In this month’s cover story, women entrepreneurs talk about the challenges of building and running their own businesses. But behind great entrepreneurs—both male and female—chances are you’ll find a supportive partner. However, being that supportive partner isn’t always an easy feat. For one thing, it’s often difficult for the couples to even find the time to see each other.
Thomas Edwards, founder of The Professional Wingman, a dating strategy and lifestyle development company, is engaged to Laurie Davis, founder of eFlirt Expert, a digital dating consultancy. The couple, who met on Twitter and plan to get married in the summer of 2013, live together in New York City, but because they work different hours, often keep in touch via daily texts, emails, phone calls, and tweets. As their companies are similar in nature, they often find themselves talking business—so much so that they schedule weekly meetings.
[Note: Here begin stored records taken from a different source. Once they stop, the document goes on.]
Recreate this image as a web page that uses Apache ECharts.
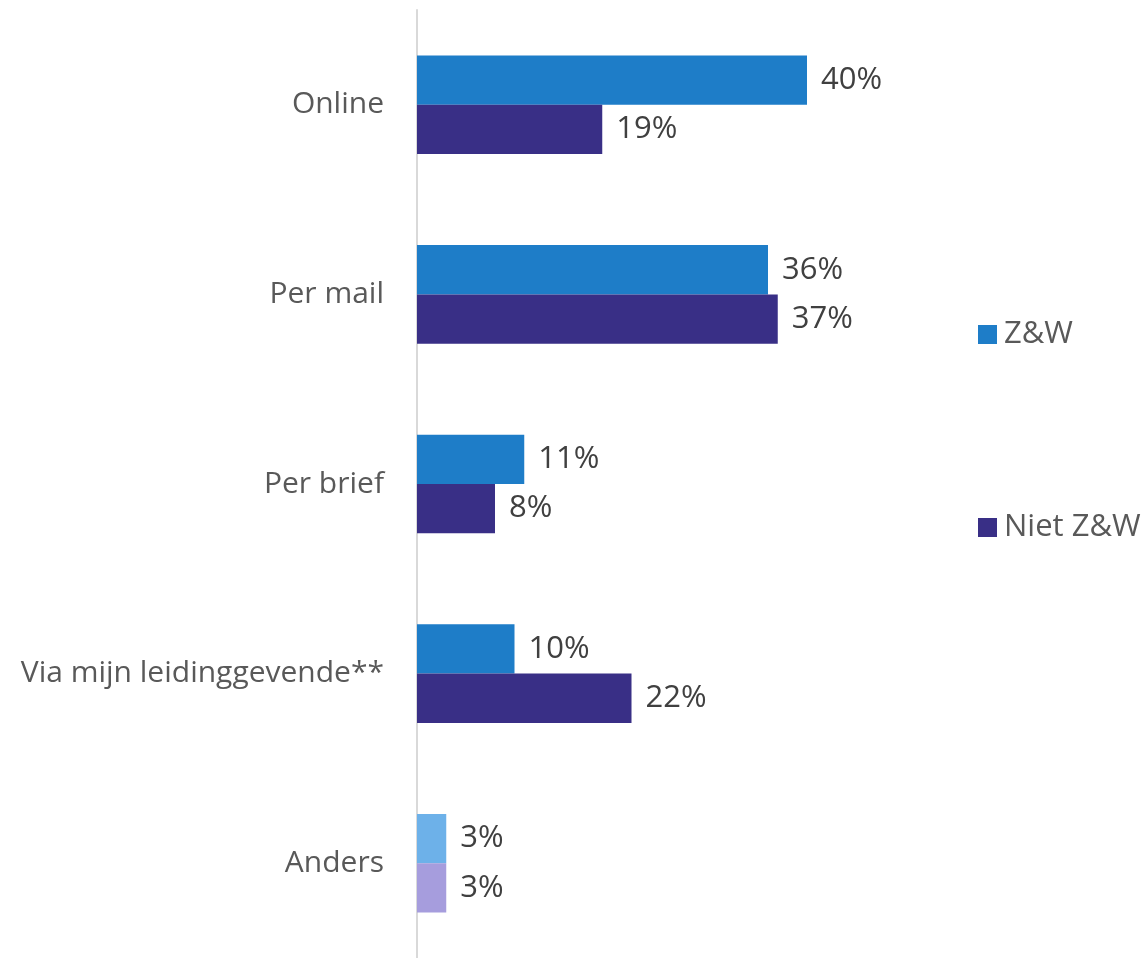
<!DOCTYPE html>
<html>
<head>
<meta charset="utf-8">
<script src="https://cdn.jsdelivr.net/npm/echarts@6/dist/echarts.min.js"></script>
<style>
  html, body { margin: 0; padding: 0; background: #fff; }
  #chart { width: 1147px; height: 958px; }
</style>
</head>
<body>
<div id="chart"></div>
<script>
const categories = ['Online', 'Per mail', 'Per brief', 'Via mijn leidinggevende**', 'Anders'];
const seriesNames = ['Z&W', 'Niet Z&W'];
const zwValues = [40, 36, 11, 10, 3];
const nietZwValues = [19, 37, 8, 22, 3];

const colors = {
  blue: '#1E7DC8',
  purple: '#392F86',
  blueLight: '#6DB1E9',
  purpleLight: '#A69DDD',
  text: '#595959',
  valueText: '#404040',
  axis: '#d9d9d9'
};

const fontFamily = '"Open Sans", "Noto Sans", sans-serif';

// last category ("Anders") is drawn in lighter tints
function withLastTint(values, tint) {
  return values.map((v, i) => i === values.length - 1
    ? { value: v, itemStyle: { color: tint } }
    : v);
}

const labelStyle = {
  show: true,
  position: 'right',
  distance: 14,
  formatter: '{c}%',
  color: colors.valueText,
  fontSize: 31,
  fontFamily
};

const chart = echarts.init(document.getElementById('chart'));
chart.setOption({
  animation: false,
  legend: {
    orient: 'vertical',
    left: 973,
    top: 314,
    itemGap: 162,
    itemWidth: 19,
    itemHeight: 19,
    icon: 'rect',
    textStyle: { color: colors.text, fontSize: 31, fontFamily, padding: [0, 0, 0, 2] },
    data: seriesNames
  },
  grid: { top: 10, bottom: 0, left: 417, right: 145 },
  xAxis: {
    type: 'value',
    min: 0,
    max: 60,
    show: false
  },
  yAxis: {
    type: 'category',
    inverse: true,
    data: categories,
    axisLine: { show: true, lineStyle: { color: colors.axis, width: 2 } },
    axisTick: { show: false },
    axisLabel: { margin: 33, color: colors.text, fontSize: 30, fontFamily }
  },
  series: [
    {
      name: seriesNames[0],
      type: 'bar',
      data: withLastTint(zwValues, colors.blueLight),
      itemStyle: { color: colors.blue },
      barGap: '0%',
      barCategoryGap: '48%',
      label: labelStyle
    },
    {
      name: seriesNames[1],
      type: 'bar',
      data: withLastTint(nietZwValues, colors.purpleLight),
      itemStyle: { color: colors.purple },
      label: labelStyle
    }
  ]
});
</script>
</body>
</html>
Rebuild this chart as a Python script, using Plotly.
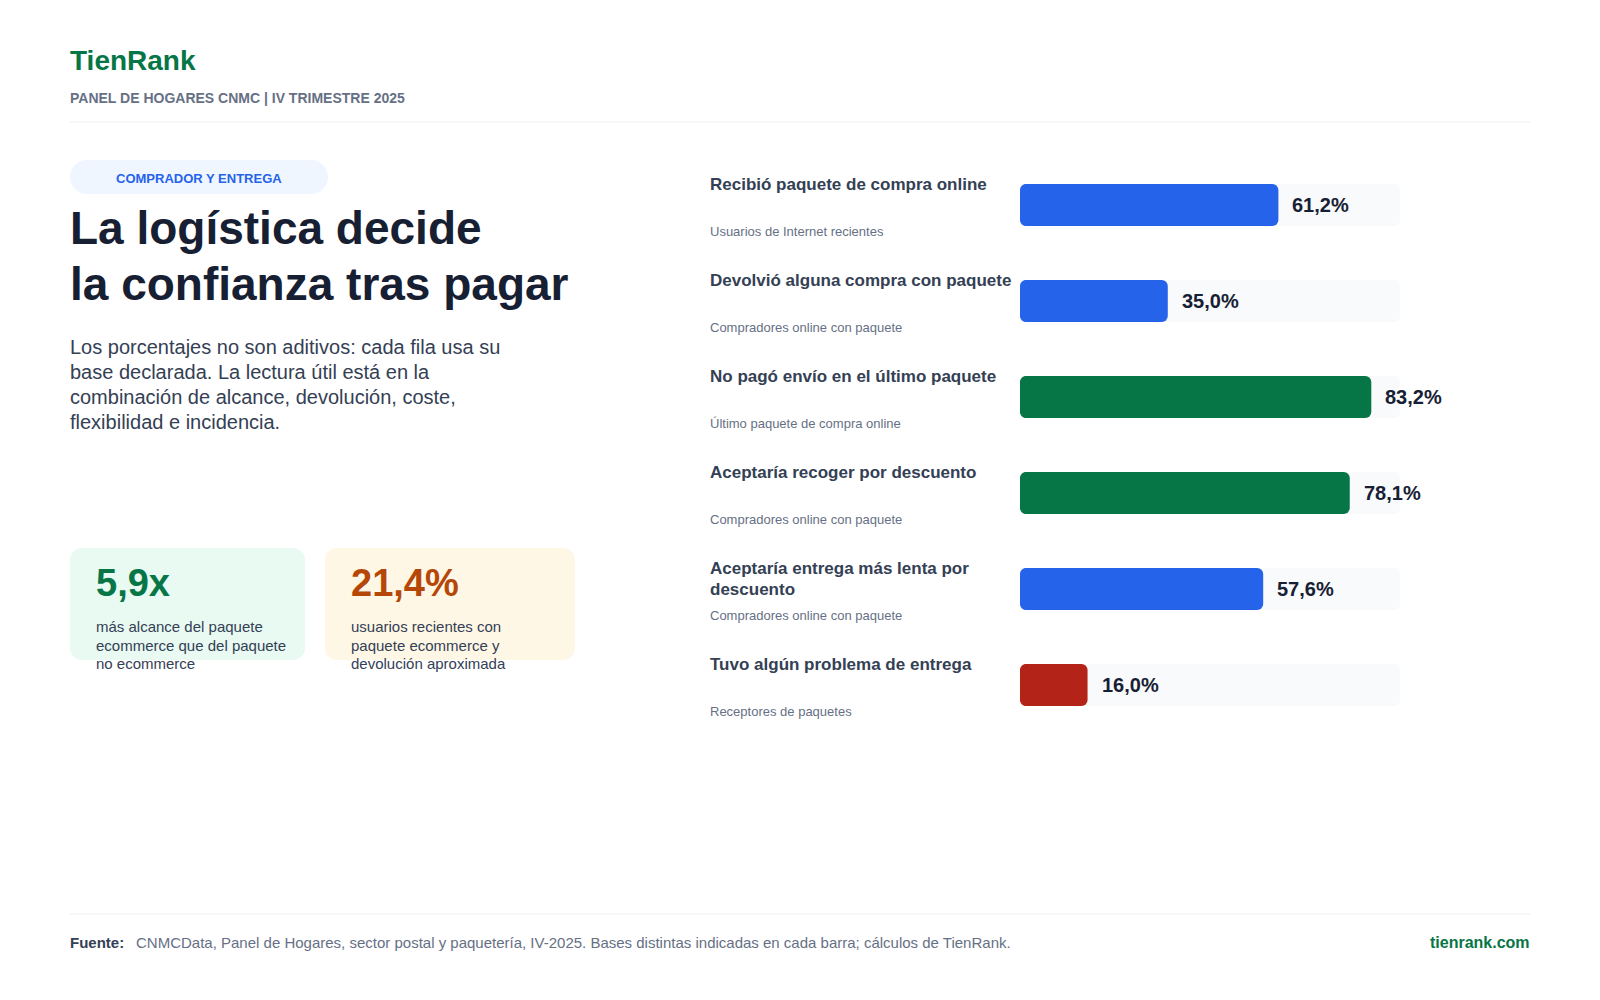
import plotly.graph_objects as go

# filas de la barra
labels = ["Recibió paquete de compra online", "Devolvió alguna compra con paquete",
          "No pagó envío en el último paquete", "Aceptaría recoger por descuento",
          "Aceptaría entrega más lenta por<br>descuento", "Tuvo algún problema de entrega"]
bases = ["Usuarios de Internet recientes", "Compradores online con paquete",
         "Último paquete de compra online", "Compradores online con paquete",
         "Compradores online con paquete", "Receptores de paquetes"]
values = [61.2, 35.0, 83.2, 78.1, 57.6, 16.0]
value_labels = ["61,2%", "35,0%", "83,2%", "78,1%", "57,6%", "16,0%"]
axis_max = [90, 90, 90, 90, 90, 90]

title_lines = ["La logística decide", "la confianza tras pagar"]
intro_lines = ["Los porcentajes no son aditivos: cada fila usa su",
               "base declarada. La lectura útil está en la",
               "combinación de alcance, devolución, coste,",
               "flexibilidad e incidencia."]
kpi_1 = ["más alcance del paquete", "ecommerce que del paquete", "no ecommerce"]
kpi_2 = ["usuarios recientes con", "paquete ecommerce y", "devolución aproximada"]

BLUE = "#2563EB"
GREEN = "#067647"
RED = "#B42318"
ORANGE = "#B54708"
INK = "#172033"
SLATE = "#344054"
GREY = "#667085"
FONT = "Liberation Sans"
W, H = 1600, 1000
K = 0.4477  # control de curva para aproximar un arco
bar_colors = [BLUE, BLUE, GREEN, GREEN, BLUE, RED]

fig = go.Figure()
# la pista va en su propio par de ejes, debajo de las barras de color
fig.add_bar(y=labels, x=axis_max, orientation="h", xaxis="x", yaxis="y",
            marker=dict(color="#F8FAFC", line_width=0, cornerradius=6),
            hoverinfo="skip", showlegend=False)
fig.add_bar(y=labels, x=values, orientation="h", xaxis="x2", yaxis="y2",
            marker=dict(color=bar_colors, line_width=0, cornerradius=6), showlegend=False)


def text(s, x, base, size, color=SLATE, bold=False, anchor="left", xref="paper", yref="paper",
         y=None, xshift=0):
    # base = linea base en pixeles (o desplazamiento si yref es el eje)
    if yref == "paper":
        y = 1 - base / H
    fig.add_annotation(text=f"<b>{s}</b>" if bold else s, x=x, y=y, xref=xref, yref=yref,
                       xanchor=anchor, yanchor="bottom", showarrow=False, borderpad=0, borderwidth=0,
                       xshift=xshift, yshift=-(base if yref != "paper" else 0) - 0.212 * size,
                       font=dict(family=FONT, size=size, color=color), align=anchor)


def pt(x, y):
    return f"{x / W} {1 - y / H}"


def box(x0, y0, x1, y1, r, color):
    # rectangulo redondeado en pixeles, pasado a coordenadas paper
    k = r * K
    path = (f"M {pt(x0+r, y0)} L {pt(x1-r, y0)} C {pt(x1-k, y0)} {pt(x1, y0+k)} {pt(x1, y0+r)} "
            f"L {pt(x1, y1-r)} C {pt(x1, y1-k)} {pt(x1-k, y1)} {pt(x1-r, y1)} "
            f"L {pt(x0+r, y1)} C {pt(x0+k, y1)} {pt(x0, y1-k)} {pt(x0, y1-r)} "
            f"L {pt(x0, y0+r)} C {pt(x0, y0+k)} {pt(x0+k, y0)} {pt(x0+r, y0)} Z")
    fig.add_shape(type="path", path=path, xref="paper", yref="paper", fillcolor=color, line_width=0, layer="below")


def left_corners(x, top, bottom, r):
    # plotly solo redondea la punta de la barra: se recorta el lado izquierdo con blanco
    k = r * K
    path = (f"M {pt(x, top)} L {pt(x+r, top)} C {pt(x+k, top)} {pt(x, top+k)} {pt(x, top+r)} Z "
            f"M {pt(x, bottom)} L {pt(x+r, bottom)} C {pt(x+k, bottom)} {pt(x, bottom-k)} {pt(x, bottom-r)} Z")
    fig.add_shape(type="path", path=path, xref="paper", yref="paper", fillcolor="white", line_width=0, layer="above")


# cabecera
text("TienRank", 70/W, 70, 28, GREEN, True)
text("PANEL DE HOGARES CNMC | IV TRIMESTRE 2025", 70/W, 103, 14, GREY, True)
box(70, 160, 328, 194, 17, "#EFF6FF")
text("COMPRADOR Y ENTREGA", 199/W, 183, 13, BLUE, True, anchor="center")
for i, line in enumerate(title_lines):
    text(line, 70/W, 244.65 + 56 * i, 46, INK, True)
for i, line in enumerate(intro_lines):
    text(line, 70/W, 354 + 25 * i, 20, SLATE)

# tarjetas
box(70, 548, 305, 660, 12, "#E8FAF2")
box(325, 548, 575, 660, 12, "#FFF7E6")
text("5,9x", 96/W, 596, 38, GREEN, True)
text("21,4%", 351/W, 596, 38, ORANGE, True)
for i, line in enumerate(kpi_1):
    text(line, 96/W, 632 + 18.4 * i, 15, SLATE)
for i, line in enumerate(kpi_2):
    text(line, 351/W, 632 + 18.4 * i, 15, SLATE)

# rotulos de cada fila
for row, (lab, sub, val, vlab) in enumerate(zip(labels, bases, values, value_labels)):
    for i, line in enumerate(lab.split("<br>")):
        text(line, 710/W, -15 + 21 * i, 17, SLATE, True, yref="y", y=lab)
    text(sub, 710/W, 31, 13, GREY, yref="y", y=lab)
    text(vlab, val, 7, 20, INK, True, xref="x", yref="y", y=lab, xshift=14)
    left_corners(1020, 184 + 96 * row, 226 + 96 * row, 6)

# pie
text("Fuente:", 70/W, 948, 15, SLATE, True)
text("CNMCData, Panel de Hogares, sector postal y paquetería, IV-2025. Bases distintas indicadas en cada barra; cálculos de TienRank.",
     136/W, 948, 15, GREY)
text("tienrank.com", 1530/W, 948, 16, GREEN, True, anchor="right")

for y_line in (122, 914):
    fig.add_shape(type="line", x0=70/W, x1=1530/W, y0=1 - y_line/H, y1=1 - y_line/H, xref="paper", yref="paper",
                  line=dict(color="#F2F4F7", width=1.5), layer="below")

x_dom = [1020 / W, 1400 / W]
y_dom = [1 - 733 / H, 1 - 157 / H]
y_axis = dict(domain=y_dom, range=[5.5, -0.5], type="category", categoryorder="array",
              categoryarray=labels, visible=False, fixedrange=True)
fig.update_layout(
    width=W, height=H, margin=dict(l=0, r=0, t=0, b=0),
    paper_bgcolor="white", plot_bgcolor="rgba(0,0,0,0)",
    bargap=1 - 42 / 96,
    xaxis=dict(domain=x_dom, range=[0, 90], visible=False, fixedrange=True),
    yaxis=y_axis,
    xaxis2=dict(domain=x_dom, range=[0, 90], visible=False, fixedrange=True, overlaying="x", anchor="y2"),
    yaxis2=dict(y_axis, overlaying="y", anchor="x2"),
)

fig.write_html("out.html", config={"displayModeBar": False}, post_script="document.body.style.margin='0';")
“When you get so involved in your company, as an entrepreneur, you want to make sure that there’s a balance between your personal life and your business life. You don’t want to go out on date night and all you’re talking about is business—that can get really tiresome,” says Edwards. “So we actually have meetings where we talk about things that are going on in our companies.”
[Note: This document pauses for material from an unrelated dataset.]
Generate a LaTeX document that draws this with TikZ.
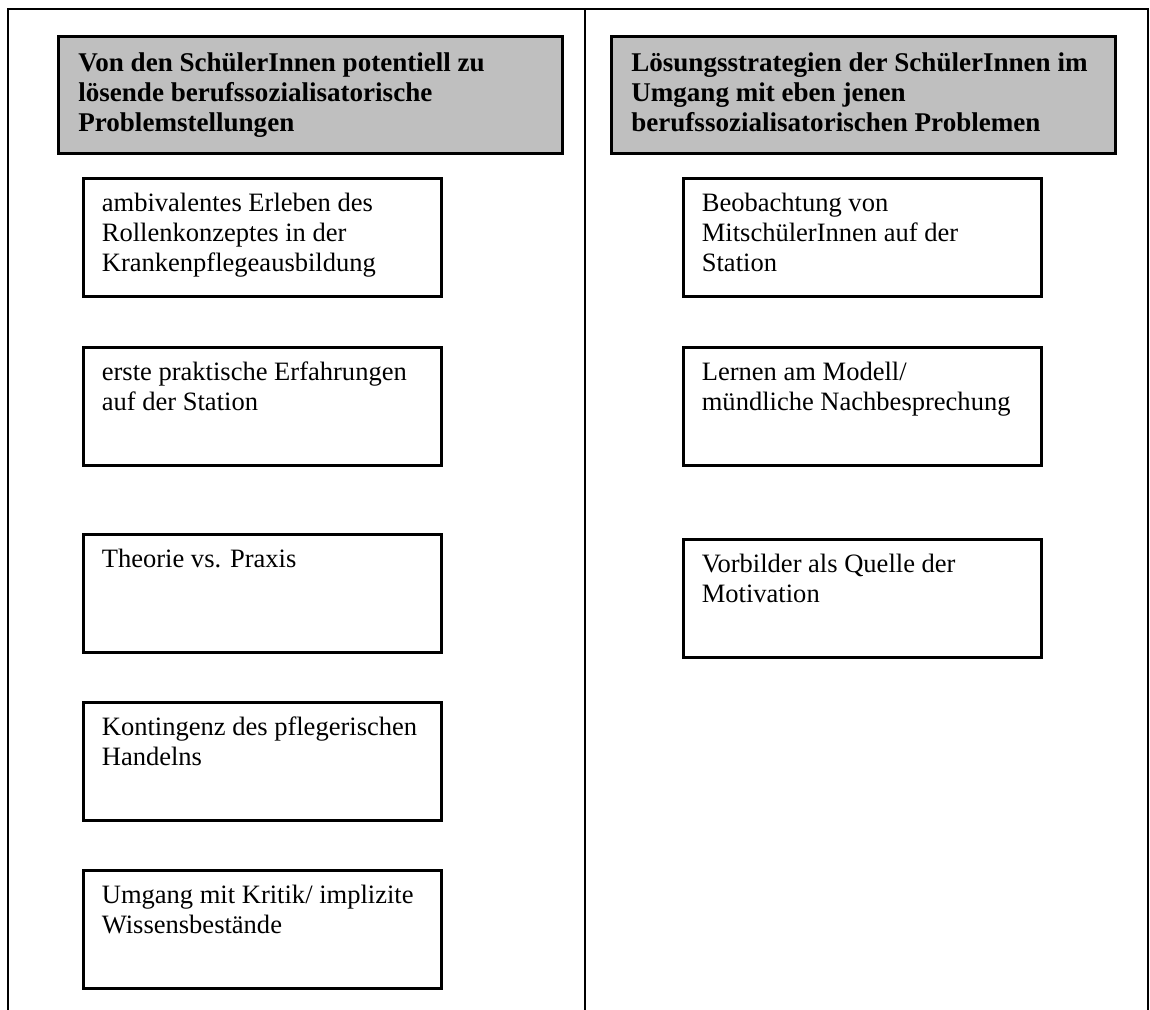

Brian Stern, manager and producer at talent management company Brillstein Entertainment Partners, has been married to his wife, Lyss, founder of Divalysscious Moms, a social networking and event planning company for moms and kids, since 2001. The couple has two sons, ages eight and five, and it’s often Brian’s responsibility to manage the family calendar. “It’s all about the kids first, but it’s really about time management and making sure that we have time for ourselves as husband and wife—knowing when to deal with work and when to put the BlackBerry down,” he says.
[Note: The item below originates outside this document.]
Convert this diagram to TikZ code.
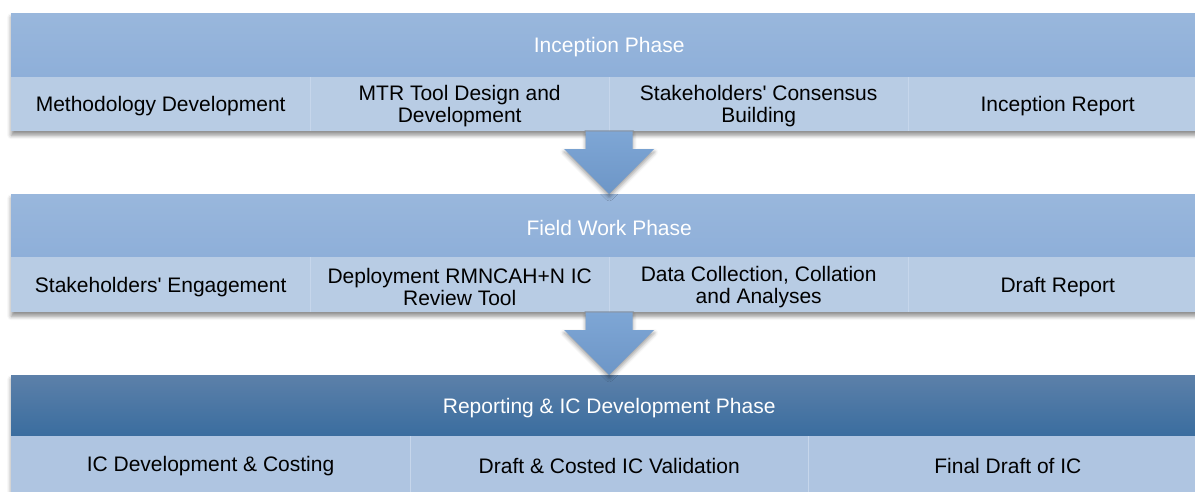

Stern estimates that he and his wife text or email each other between 20 and 30 times a day, although they often don’t have time to have a phone conversation. “It’s a challenge, but it’s a fun challenge because we both love what we do for a living,” he says. “It’s all about the time management, and we have to walk that fine line.”
When they do spend time together, the couples often find it best to put business on the back burner. “We try to separate the two. There are some nights when she doesn’t want to talk about it, and it’s all about us and the kids,” says Stern. “But it’s tough because Lyss has so many great ideas and things going on with her business that it’s very exciting.”
“Even though you’re an entrepreneur and your life’s pretty much a 24/7 business, when you add a relationship on top of that, it becomes that much more important to separate those things. That way, you can actually appreciate being in a relationship and having a life outside of being the founder of a company,” says Edwards.
But despite the challenges, both Stern and Edwards wouldn’t have it any other way. “We always have to remind each other that although times might be really busy and things might be tough in terms of seeing each other, it’s for a greater good in our future lives,” says Edwards. “Laurie is so smart, intelligent, and savvy when it comes to a lot of different things. She’s so supportive and she understands a lot of things that I’m going through. She understands exactly where I’m coming from.”
“You have to be wired as an entrepreneur. I don’t know how you learn to become an entrepreneur. I think it’s in your spirit, and it’s in the mechanics of who you are as a person,” says Stern. And with his wife, he says, “There’s never a dull moment.”